### Task to carry out
Copy the lines of the data below exactly, starting at the first and stopping after the line that contains "var dividers = [1.5, 2.5, 3.5];"; include no pictures.

# START OF Given material

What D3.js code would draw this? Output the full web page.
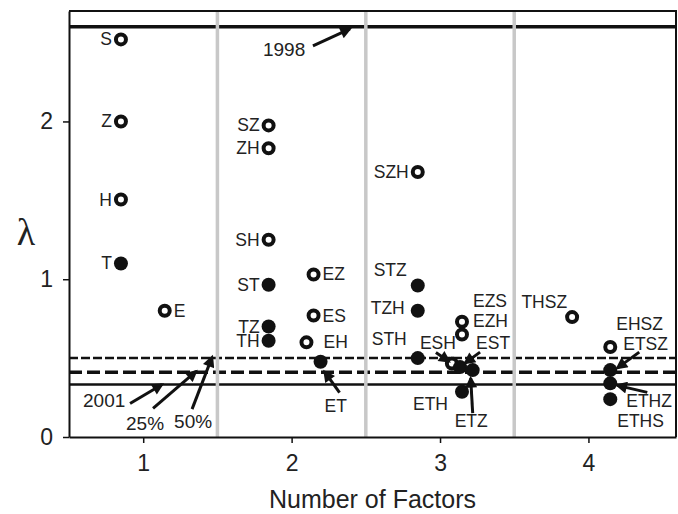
<!DOCTYPE html>
<html>
<head>
<meta charset="utf-8">
<script src="https://cdn.jsdelivr.net/npm/d3@7"></script>
<style>
  body { margin: 0; background: #fff; }
  svg text { font-family: "Liberation Sans", Arial, Helvetica, sans-serif; fill: #222; }
</style>
</head>
<body>
<div id="chart"></div>
<script>
  // model names, horizontal position (factor count + jitter), lambda, filled marker?
  var pointNames = ["S", "Z", "H", "T", "E",
                    "SZ", "ZH", "SH", "ST", "TZ", "TH", "EZ", "ES", "EH", "ET",
                    "SZH", "STZ", "TZH", "STH", "EZS", "EZH", "ESH", "EST", "ETZ", "ETH",
                    "THSZ", "EHSZ", "ETSZ", "ETHZ", "ETHS"];
  var pointX = [0.85, 0.85, 0.85, 0.85, 1.145,
                1.845, 1.845, 1.845, 1.845, 1.845, 1.845, 2.148, 2.148, 2.10, 2.195,
                2.85, 2.85, 2.85, 2.85, 3.148, 3.148, 3.08, 3.135, 3.22, 3.148,
                3.89, 4.147, 4.147, 4.147, 4.147];
  var pointLambda = [2.52, 2.00, 1.505, 1.10, 0.80,
                     1.975, 1.83, 1.25, 0.965, 0.70, 0.61, 1.03, 0.77, 0.60, 0.477,
                     1.68, 0.96, 0.80, 0.50, 0.73, 0.65, 0.466, 0.443, 0.424, 0.287,
                     0.76, 0.57, 0.424, 0.34, 0.24];
  var pointFilled = [0, 0, 0, 1, 0,
                     0, 0, 0, 1, 1, 1, 0, 0, 0, 1,
                     0, 1, 1, 1, 0, 0, 0, 1, 1, 1,
                     0, 0, 1, 1, 1];

  var refNames = ["1998", "2001", "25%", "50%"];
  var refValues = [2.60, 0.333, 0.41, 0.50];
  var refArrowX = [2.393, 1.127, 1.356, 1.464];

  var xTicks = [1, 2, 3, 4];
  var yTicks = [0, 1, 2];
  var dividers = [1.5, 2.5, 3.5];

  var width = 678, height = 514;
  var margin = { top: 11, right: 2, bottom: 77, left: 69 };

  // label placement: [anchor, dx, dy, arrow tail dx, dy, arrow tip dx, dy]
  var L = ["end", -9, 6], R = ["start", 9, 6];
  var labelLayout = {
    S: L, Z: L, H: L, T: L, E: R,
    SZ: L, ZH: L, SH: L, ST: L, TZ: L, TH: L, EZ: R, ES: R,
    EH: ["start", 17, 6],
    ET: ["start", 4, 50, 19, 31, 4, 10],
    SZH: L,
    STZ: ["end", -11, -10], TZH: ["end", -13, 3], STH: ["end", -11, -13],
    EZS: ["start", 11, -15], EZH: ["start", 11, -7],
    ESH: ["start", -32, -14, -16, -11, -3, -2],
    EST: ["start", 16, -18, 20, -15, 5, -4],
    ETZ: ["start", -18, 57, 0, 43, -2, 8],
    ETH: ["start", -49, 18],
    THSZ: ["end", -5, -9], EHSZ: ["start", 6, -17],
    ETSZ: ["start", 13, -20, 29, -18, 7, -2],
    ETHZ: ["start", 16, 24, 37, 9, 7, 2],
    ETHS: ["start", 7, 28]
  };
  // reference line annotation: [label dx, dy, tail dx, dy, tip dy] relative to arrow x / line y
  var refLayout = [[-87, 29, -37, 19, 2], [-79, 23, -32, 19, 0], [-70, 58, -43, 36, -1], [-38, 70, -20, 51, -1]];
  var refStyle = [["3.5", null], ["2.5", null], ["3.5", "13,5"], ["2.5", "9,3"]];

  var points = pointNames.map(function(n, i) {
    return { name: n, x: pointX[i], y: pointLambda[i], filled: pointFilled[i] };
  });

  var svg = d3.select("#chart").append("svg")
      .attr("width", width).attr("height", height);

  svg.append("defs").append("marker")
      .attr("id", "arrow")
      .attr("viewBox", "0 -5 10 10")
      .attr("refX", 8).attr("refY", 0)
      .attr("markerUnits", "userSpaceOnUse")
      .attr("markerWidth", 14).attr("markerHeight", 12)
      .attr("orient", "auto")
      .append("path").attr("d", "M0,-5L10,0L0,5Z").attr("fill", "#111");

  var xScale = d3.scaleLinear().domain([0.5, 4.59]).range([margin.left, width - margin.right]);
  var yScale = d3.scaleLinear().domain([0, 2.7]).range([height - margin.bottom, margin.top]);

  // reference lines
  svg.append("g").selectAll("line")
    .data(refValues).enter().append("line")
      .attr("x1", xScale(0.5)).attr("x2", xScale(4.59))
      .attr("y1", function(d) { return yScale(d) })
      .attr("y2", function(d) { return yScale(d) })
      .attr("stroke", "#111")
      .attr("stroke-width", function(d, i) { return refStyle[i][0] })
      .attr("stroke-dasharray", function(d, i) { return refStyle[i][1] });

  // grey dividers between factor groups
  svg.append("g").selectAll("line")
    .data(dividers).enter().append("line")
      .attr("x1", function(d) { return xScale(d) }).attr("x2", function(d) { return xScale(d) })
      .attr("y1", yScale(0)).attr("y2", yScale(2.7))
      .attr("stroke", "#c8c8c8").attr("stroke-width", 3.5);

  // frame top and right
  svg.append("path")
    .attr("d", "M" + xScale(0.5) + "," + yScale(2.7) + "H" + xScale(4.59) + "V" + yScale(0))
    .attr("fill", "none").attr("stroke", "#111").attr("stroke-width", 2);

  // axes
  var axisx = d3.axisBottom(xScale).tickValues(xTicks).tickFormat(d3.format("d"))
                .tickSize(6).tickSizeOuter(0).tickPadding(12);
  var axisy = d3.axisLeft(yScale).tickValues(yTicks).tickFormat(d3.format("d"))
                .tickSize(6).tickSizeOuter(0).tickPadding(10);

  var gx = svg.append("g")
    .attr("transform", "translate(0," + yScale(0) + ")")
    .call(axisx);
  var gy = svg.append("g")
    .attr("transform", "translate(" + margin.left + ",0)")
    .call(axisy);
  [gx, gy].forEach(function(g) {
    g.select(".domain").attr("stroke", "#111").attr("stroke-width", 2);
    g.selectAll(".tick line").attr("stroke", "#111").attr("stroke-width", 1.5);
    g.selectAll(".tick text").attr("font-size", "23px").attr("fill", "#222")
      .attr("font-family", "Liberation Sans, Arial, sans-serif");
  });

  svg.append("text")
    .attr("x", (xScale(0.5) + xScale(4.59)) / 2)
    .attr("y", 508)
    .attr("text-anchor", "middle")
    .attr("font-size", "25px")
    .text("Number of Factors");

  svg.append("text")
    .attr("x", 26).attr("y", 245)
    .attr("text-anchor", "middle")
    .attr("font-size", "38px")
    .style("font-family", "Liberation Serif, Times New Roman, serif")
    .text("λ");

  // reference line annotations
  var refG = svg.append("g");
  refValues.forEach(function(v, i) {
    var ax = xScale(refArrowX[i]), ly = yScale(v), lay = refLayout[i];
    refG.append("line")
      .attr("x1", ax + lay[2]).attr("y1", ly + lay[3])
      .attr("x2", ax).attr("y2", ly + lay[4])
      .attr("stroke", "#111").attr("stroke-width", 3)
      .attr("marker-end", "url(#arrow)");
    refG.append("text")
      .attr("x", ax + lay[0]).attr("y", ly + lay[1])
      .attr("font-size", "19px")
      .text(refNames[i]);
  });

  // points
  var ptG = svg.append("g");
  ptG.selectAll("circle.open")
    .data(points.filter(function(d) { return !d.filled }))
    .enter().append("circle")
      .attr("class", "open")
      .attr("cx", function(d) { return xScale(d.x) })
      .attr("cy", function(d) { return yScale(d.y) })
      .attr("r", 5)
      .attr("fill", "#fff").attr("stroke", "#111").attr("stroke-width", 4);
  ptG.selectAll("circle.filled")
    .data(points.filter(function(d) { return d.filled }))
    .enter().append("circle")
      .attr("class", "filled")
      .attr("cx", function(d) { return xScale(d.x) })
      .attr("cy", function(d) { return yScale(d.y) })
      .attr("r", 7)
      .attr("fill", "#111");

  // arrows from labels to points
  ptG.selectAll("line.lab")
    .data(points.filter(function(d) { return labelLayout[d.name].length > 3 }))
    .enter().append("line")
      .attr("class", "lab")
      .attr("x1", function(d) { return xScale(d.x) + labelLayout[d.name][3] })
      .attr("y1", function(d) { return yScale(d.y) + labelLayout[d.name][4] })
      .attr("x2", function(d) { return xScale(d.x) + labelLayout[d.name][5] })
      .attr("y2", function(d) { return yScale(d.y) + labelLayout[d.name][6] })
      .attr("stroke", "#111").attr("stroke-width", 3)
      .attr("marker-end", "url(#arrow)");

  ptG.selectAll("text")
    .data(points).enter().append("text")
      .attr("x", function(d) { return xScale(d.x) + labelLayout[d.name][1] })
      .attr("y", function(d) { return yScale(d.y) + labelLayout[d.name][2] })
      .attr("text-anchor", function(d) { return labelLayout[d.name][0] })
      .attr("font-size", "17.5px")
      .text(function(d) { return d.name });
</script>
</body>
</html>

# END OF Given material

### Solution to this problem
What D3.js code would draw this? Output the full web page.
<!DOCTYPE html>
<html>
<head>
<meta charset="utf-8">
<script src="https://cdn.jsdelivr.net/npm/d3@7"></script>
<style>
  body { margin: 0; background: #fff; }
  svg text { font-family: "Liberation Sans", Arial, Helvetica, sans-serif; fill: #222; }
</style>
</head>
<body>
<div id="chart"></div>
<script>
  // model names, horizontal position (factor count + jitter), lambda, filled marker?
  var pointNames = ["S", "Z", "H", "T", "E",
                    "SZ", "ZH", "SH", "ST", "TZ", "TH", "EZ", "ES", "EH", "ET",
                    "SZH", "STZ", "TZH", "STH", "EZS", "EZH", "ESH", "EST", "ETZ", "ETH",
                    "THSZ", "EHSZ", "ETSZ", "ETHZ", "ETHS"];
  var pointX = [0.85, 0.85, 0.85, 0.85, 1.145,
                1.845, 1.845, 1.845, 1.845, 1.845, 1.845, 2.148, 2.148, 2.10, 2.195,
                2.85, 2.85, 2.85, 2.85, 3.148, 3.148, 3.08, 3.135, 3.22, 3.148,
                3.89, 4.147, 4.147, 4.147, 4.147];
  var pointLambda = [2.52, 2.00, 1.505, 1.10, 0.80,
                     1.975, 1.83, 1.25, 0.965, 0.70, 0.61, 1.03, 0.77, 0.60, 0.477,
                     1.68, 0.96, 0.80, 0.50, 0.73, 0.65, 0.466, 0.443, 0.424, 0.287,
                     0.76, 0.57, 0.424, 0.34, 0.24];
  var pointFilled = [0, 0, 0, 1, 0,
                     0, 0, 0, 1, 1, 1, 0, 0, 0, 1,
                     0, 1, 1, 1, 0, 0, 0, 1, 1, 1,
                     0, 0, 1, 1, 1];

  var refNames = ["1998", "2001", "25%", "50%"];
  var refValues = [2.60, 0.333, 0.41, 0.50];
  var refArrowX = [2.393, 1.127, 1.356, 1.464];

  var xTicks = [1, 2, 3, 4];
  var yTicks = [0, 1, 2];
  var dividers = [1.5, 2.5, 3.5];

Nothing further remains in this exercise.